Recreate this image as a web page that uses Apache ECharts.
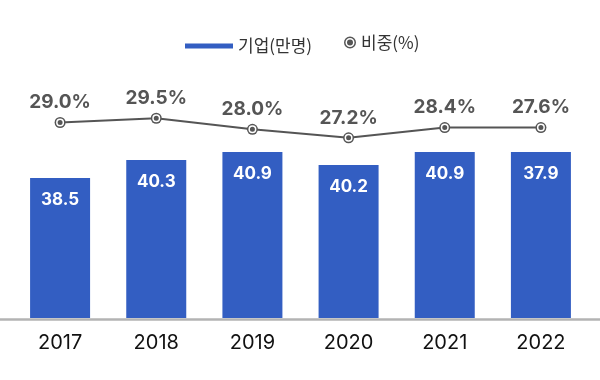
<!DOCTYPE html>
<html>
<head>
<meta charset="utf-8">
<script src="https://cdn.jsdelivr.net/npm/echarts@6/dist/echarts.min.js"></script>
<style>html,body{margin:0;padding:0;background:#fff}#c{width:600px;height:380px}</style>
</head>
<body>
<div id="c"></div>
<script>
// Data
const categories = ['2017', '2018', '2019', '2020', '2021', '2022'];
// printed values
const companyLabels = [38.5, 40.3, 40.9, 40.2, 40.9, 37.9];
const shareLabels = [29.0, 29.5, 28.0, 27.2, 28.4, 27.6];
// drawn heights
const companyLevels = [38.5, 40.3, 41.1, 39.8, 41.1, 41.1];
const shareLevels = [29.0, 29.5, 28.2, 27.2, 28.4, 28.4];

const NUM_FONT = 'Inter, Roboto, sans-serif';
const KR_FONT = '"Noto Sans CJK KR", sans-serif';
const DARK = '#555555';
const BLUE = '#335ec2';
const ringIcon = 'path://M6,0 A6,6 0 1,1 6,12 A6,6 0 1,1 6,0 Z M6,1.5 A4.5,4.5 0 1,0 6,10.5 A4.5,4.5 0 1,0 6,1.5 Z M6,3 A3,3 0 1,1 6,9 A3,3 0 1,1 6,3 Z';

const chart = echarts.init(document.getElementById('c'), null, {renderer: 'canvas'});
chart.setOption({
  animation: false,
  backgroundColor: '#ffffff',
  legend: [{
    data: [{name: '기업(만명)', icon: 'rect'}],
    left: 185, top: 37.5, padding: 0,
    itemWidth: 48, itemHeight: 5, itemGap: 0,
    textStyle: {fontFamily: KR_FONT, fontSize: 17, color: '#333'}
  }, {
    data: [{name: '비중(%)', icon: ringIcon}],
    left: 344, top: 34, padding: 0,
    itemWidth: 12, itemHeight: 12,
    textStyle: {fontFamily: KR_FONT, fontSize: 17, color: '#333'}
  }],
  grid: {left: 12, right: 11, top: 63, bottom: 62},
  xAxis: {
    type: 'category',
    data: categories,
    axisLine: {show: false},
    axisTick: {show: false},
    axisLabel: {margin: 15, fontFamily: NUM_FONT, fontSize: 20, color: '#111'}
  },
  yAxis: [
    {type: 'value', min: 24.5, max: 50, show: false},
    {type: 'value', min: 6, max: 36, show: false}
  ],
  graphic: [{
    type: 'line',
    shape: {x1: 0, y1: 319.5, x2: 600, y2: 319.5},
    style: {stroke: '#b3b3b3', lineWidth: 2.5},
    z: 10
  }],
  series: [
    {
      name: '기업(만명)',
      type: 'bar',
      yAxisIndex: 0,
      data: companyLevels,
      barWidth: 60,
      itemStyle: {color: BLUE},
      label: {
        show: true, position: 'insideTop', distance: 13,
        formatter: p => companyLabels[p.dataIndex].toFixed(1),
        fontFamily: NUM_FONT, fontSize: 17, fontWeight: 'bold', color: '#fff'
      }
    },
    {
      name: '비중(%)',
      type: 'line',
      yAxisIndex: 1,
      data: shareLevels,
      symbol: 'circle',
      symbolSize: 11,
      lineStyle: {color: DARK, width: 2},
      itemStyle: {color: DARK},
      label: {
        show: true, position: 'top', distance: 5,
        formatter: p => shareLabels[p.dataIndex].toFixed(1) + '%',
        fontFamily: NUM_FONT, fontSize: 19, fontWeight: 'bold', color: DARK
      },
      z: 5
    },
    {
      name: 'dots',
      type: 'line',
      yAxisIndex: 1,
      data: shareLevels,
      symbol: 'circle',
      symbolSize: 6.5,
      lineStyle: {width: 0, opacity: 0},
      itemStyle: {color: DARK, borderColor: '#fff', borderWidth: 1.5},
      silent: true,
      z: 6
    }
  ]
});
</script>
</body>
</html>
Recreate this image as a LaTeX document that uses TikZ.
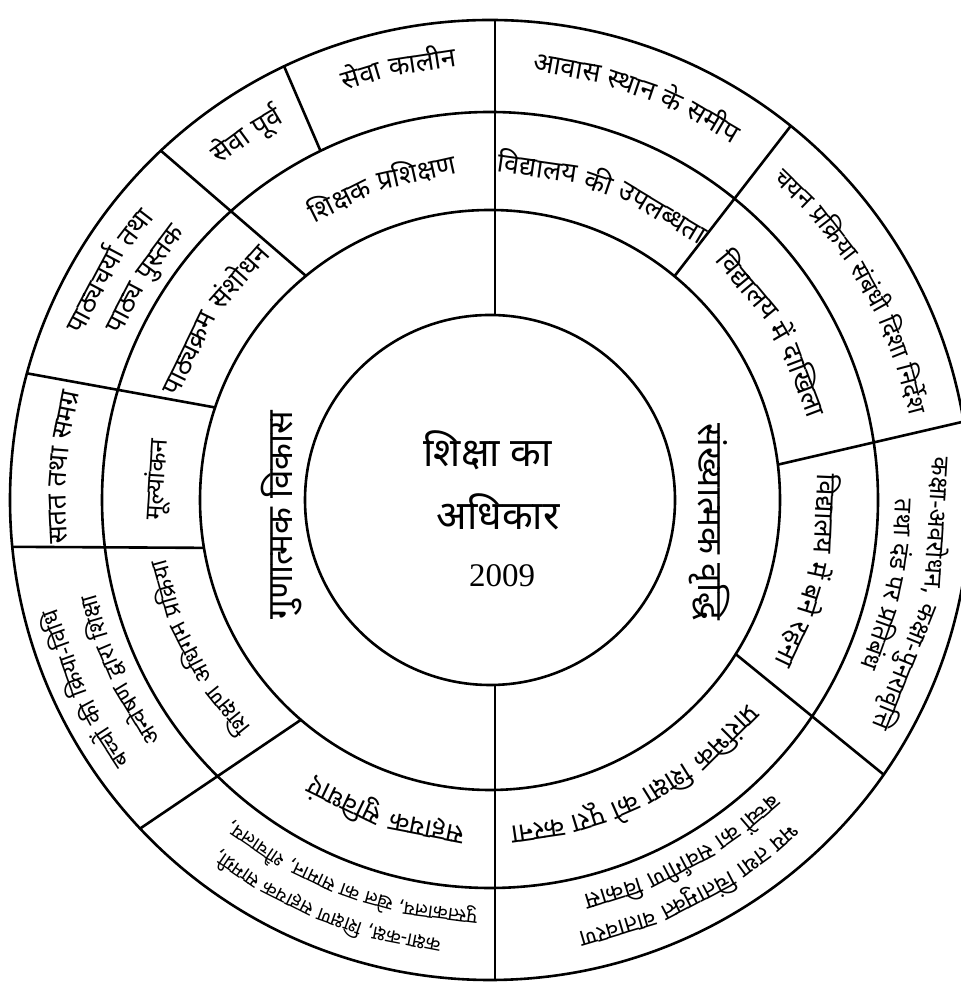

------------------------------------------------

Only the lines from the start of the entries above to the line containing "const shareLevels = [29.0, 29.5, 28.2, 27.2, 28.4, 28.4];" are to be given again, exactly and with both ends included; pictures are excluded.

TASK ANSWER =>
Recreate this image as a web page that uses Apache ECharts.
<!DOCTYPE html>
<html>
<head>
<meta charset="utf-8">
<script src="https://cdn.jsdelivr.net/npm/echarts@6/dist/echarts.min.js"></script>
<style>html,body{margin:0;padding:0;background:#fff}#c{width:600px;height:380px}</style>
</head>
<body>
<div id="c"></div>
<script>
// Data
const categories = ['2017', '2018', '2019', '2020', '2021', '2022'];
// printed values
const companyLabels = [38.5, 40.3, 40.9, 40.2, 40.9, 37.9];
const shareLabels = [29.0, 29.5, 28.0, 27.2, 28.4, 27.6];
// drawn heights
const companyLevels = [38.5, 40.3, 41.1, 39.8, 41.1, 41.1];
const shareLevels = [29.0, 29.5, 28.2, 27.2, 28.4, 28.4];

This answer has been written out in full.